* Input records *
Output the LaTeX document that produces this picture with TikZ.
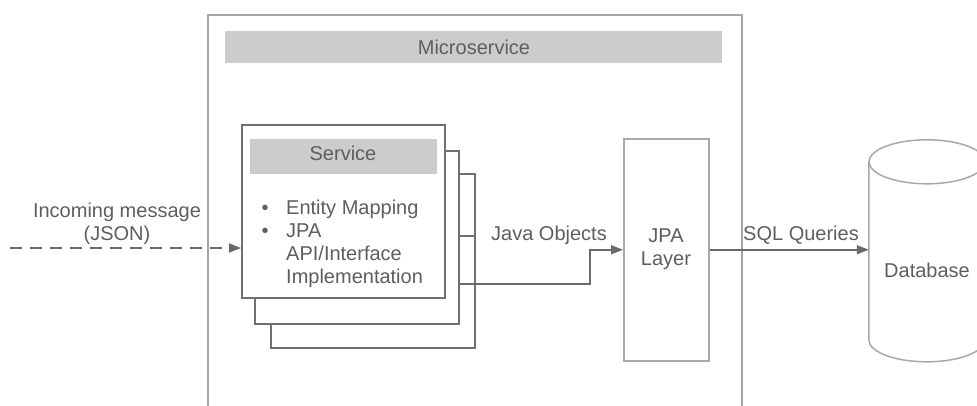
---
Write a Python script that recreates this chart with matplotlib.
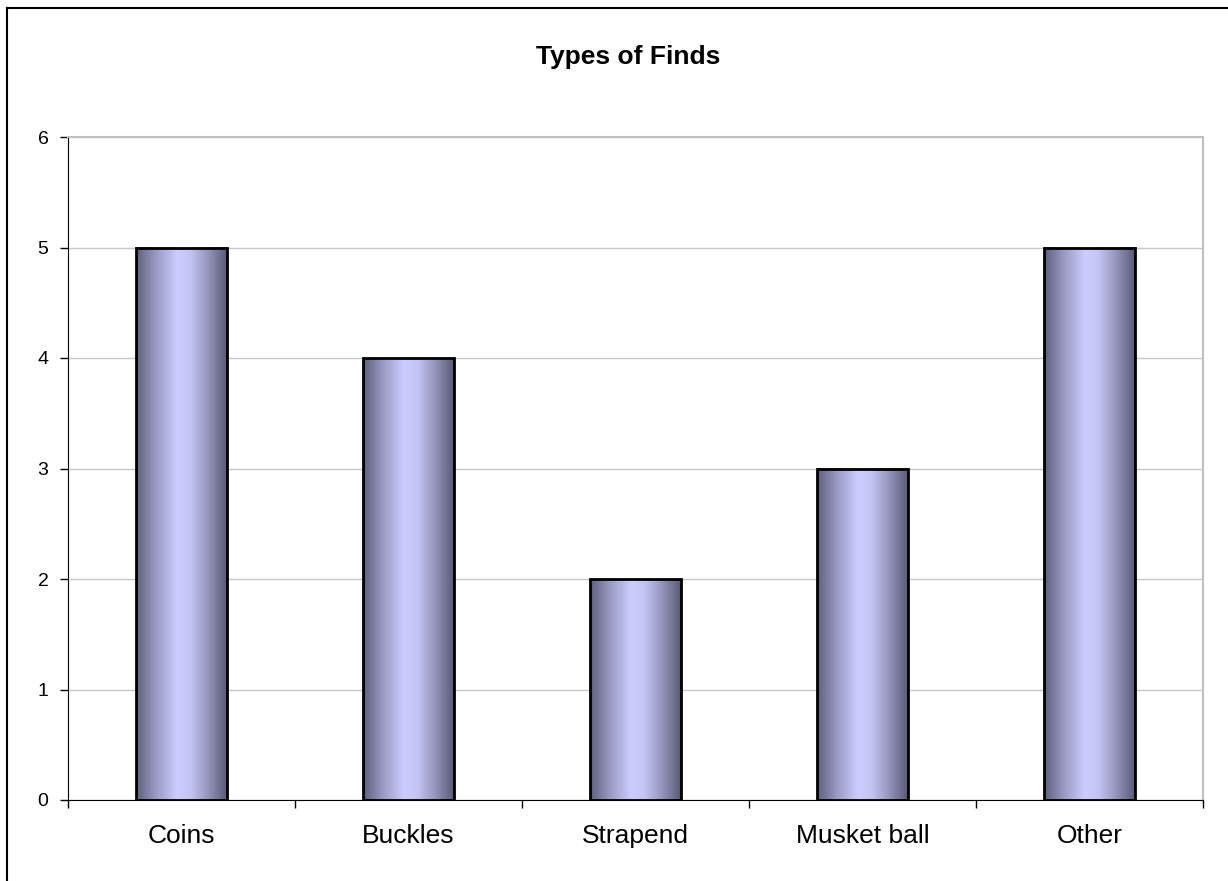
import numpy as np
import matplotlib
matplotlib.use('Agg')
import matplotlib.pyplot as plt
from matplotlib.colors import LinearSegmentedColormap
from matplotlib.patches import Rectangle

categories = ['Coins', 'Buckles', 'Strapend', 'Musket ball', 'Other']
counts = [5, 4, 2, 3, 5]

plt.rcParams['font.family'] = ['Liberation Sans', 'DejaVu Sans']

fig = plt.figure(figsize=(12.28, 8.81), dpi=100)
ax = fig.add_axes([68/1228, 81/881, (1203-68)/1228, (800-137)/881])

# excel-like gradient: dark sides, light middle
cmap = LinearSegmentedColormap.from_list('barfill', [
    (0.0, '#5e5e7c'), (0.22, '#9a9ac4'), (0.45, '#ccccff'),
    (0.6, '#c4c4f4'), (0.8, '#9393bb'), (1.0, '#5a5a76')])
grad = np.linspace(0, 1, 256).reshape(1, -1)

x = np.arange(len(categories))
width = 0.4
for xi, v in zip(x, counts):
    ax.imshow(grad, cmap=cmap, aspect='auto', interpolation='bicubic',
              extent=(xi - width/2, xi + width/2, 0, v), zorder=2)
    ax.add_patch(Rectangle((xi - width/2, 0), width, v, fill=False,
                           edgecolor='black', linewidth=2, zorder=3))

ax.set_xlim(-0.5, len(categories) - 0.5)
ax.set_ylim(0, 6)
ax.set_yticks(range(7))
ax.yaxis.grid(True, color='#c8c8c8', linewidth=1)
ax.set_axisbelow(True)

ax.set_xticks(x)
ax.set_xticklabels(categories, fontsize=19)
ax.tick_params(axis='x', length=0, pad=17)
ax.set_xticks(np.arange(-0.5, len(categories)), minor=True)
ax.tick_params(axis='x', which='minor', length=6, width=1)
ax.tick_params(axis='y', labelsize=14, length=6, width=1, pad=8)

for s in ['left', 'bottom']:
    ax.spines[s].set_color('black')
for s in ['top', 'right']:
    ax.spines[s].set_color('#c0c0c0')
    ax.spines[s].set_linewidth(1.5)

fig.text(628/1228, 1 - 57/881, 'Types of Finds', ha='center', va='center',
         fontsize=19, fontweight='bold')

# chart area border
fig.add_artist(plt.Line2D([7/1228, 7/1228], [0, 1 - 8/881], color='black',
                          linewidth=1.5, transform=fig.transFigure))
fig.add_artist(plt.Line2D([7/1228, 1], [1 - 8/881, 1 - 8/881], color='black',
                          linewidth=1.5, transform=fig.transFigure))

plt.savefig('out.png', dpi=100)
* * *
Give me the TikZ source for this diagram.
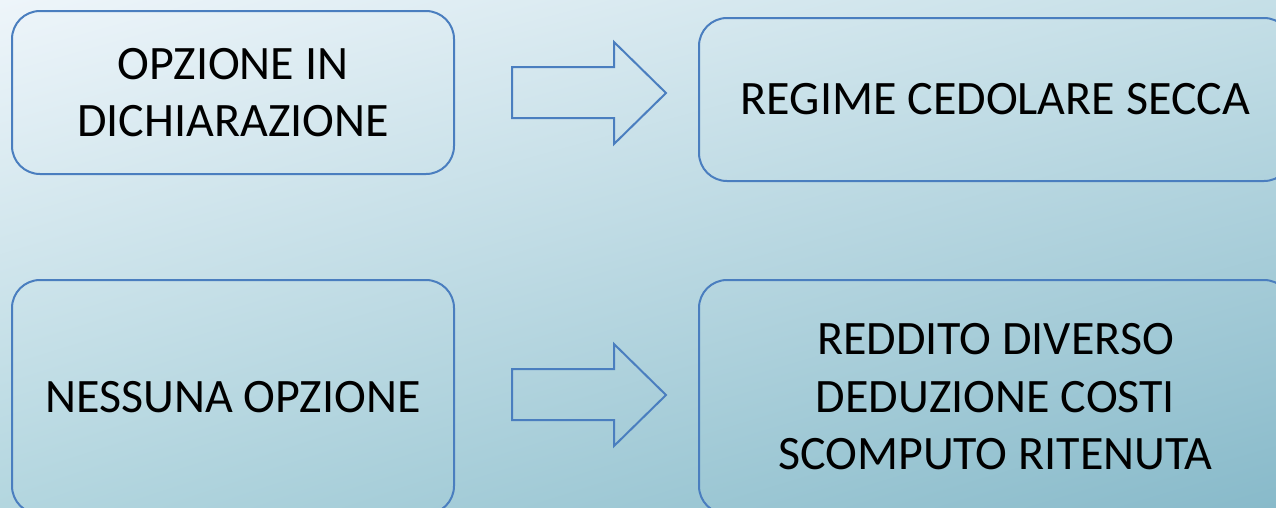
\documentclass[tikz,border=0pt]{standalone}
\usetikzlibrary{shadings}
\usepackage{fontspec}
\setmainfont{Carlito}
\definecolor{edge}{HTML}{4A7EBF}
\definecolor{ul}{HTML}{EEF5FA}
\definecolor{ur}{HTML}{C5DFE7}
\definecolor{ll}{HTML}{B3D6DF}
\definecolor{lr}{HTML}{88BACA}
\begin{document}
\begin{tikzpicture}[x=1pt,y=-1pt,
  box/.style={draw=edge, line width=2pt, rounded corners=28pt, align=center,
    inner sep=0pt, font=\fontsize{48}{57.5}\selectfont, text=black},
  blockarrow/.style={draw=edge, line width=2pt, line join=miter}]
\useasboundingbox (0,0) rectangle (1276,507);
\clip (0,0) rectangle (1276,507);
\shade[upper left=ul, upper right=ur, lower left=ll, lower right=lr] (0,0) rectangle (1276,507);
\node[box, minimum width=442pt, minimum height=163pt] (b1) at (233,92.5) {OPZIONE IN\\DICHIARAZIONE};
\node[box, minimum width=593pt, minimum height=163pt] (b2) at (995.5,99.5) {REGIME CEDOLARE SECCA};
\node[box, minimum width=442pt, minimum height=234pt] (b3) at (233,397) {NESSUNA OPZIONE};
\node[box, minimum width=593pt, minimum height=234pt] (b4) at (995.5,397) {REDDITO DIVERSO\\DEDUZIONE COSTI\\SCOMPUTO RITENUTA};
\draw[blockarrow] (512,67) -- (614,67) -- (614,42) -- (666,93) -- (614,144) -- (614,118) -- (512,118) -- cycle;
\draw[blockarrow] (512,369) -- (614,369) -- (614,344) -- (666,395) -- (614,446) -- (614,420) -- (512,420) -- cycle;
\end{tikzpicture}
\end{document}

* Short task *
Both the line with "Write a Python" and the line with "edgecolor='black', linewidth=2, zorder=3))" belong in the copy, along with every line between them; set them down exactly and skip the pictures.

* Solution to this problem *
Write a Python script that recreates this chart with matplotlib.
import numpy as np
import matplotlib
matplotlib.use('Agg')
import matplotlib.pyplot as plt
from matplotlib.colors import LinearSegmentedColormap
from matplotlib.patches import Rectangle

categories = ['Coins', 'Buckles', 'Strapend', 'Musket ball', 'Other']
counts = [5, 4, 2, 3, 5]

plt.rcParams['font.family'] = ['Liberation Sans', 'DejaVu Sans']

fig = plt.figure(figsize=(12.28, 8.81), dpi=100)
ax = fig.add_axes([68/1228, 81/881, (1203-68)/1228, (800-137)/881])

# excel-like gradient: dark sides, light middle
cmap = LinearSegmentedColormap.from_list('barfill', [
    (0.0, '#5e5e7c'), (0.22, '#9a9ac4'), (0.45, '#ccccff'),
    (0.6, '#c4c4f4'), (0.8, '#9393bb'), (1.0, '#5a5a76')])
grad = np.linspace(0, 1, 256).reshape(1, -1)

x = np.arange(len(categories))
width = 0.4
for xi, v in zip(x, counts):
    ax.imshow(grad, cmap=cmap, aspect='auto', interpolation='bicubic',
              extent=(xi - width/2, xi + width/2, 0, v), zorder=2)
    ax.add_patch(Rectangle((xi - width/2, 0), width, v, fill=False,
                           edgecolor='black', linewidth=2, zorder=3))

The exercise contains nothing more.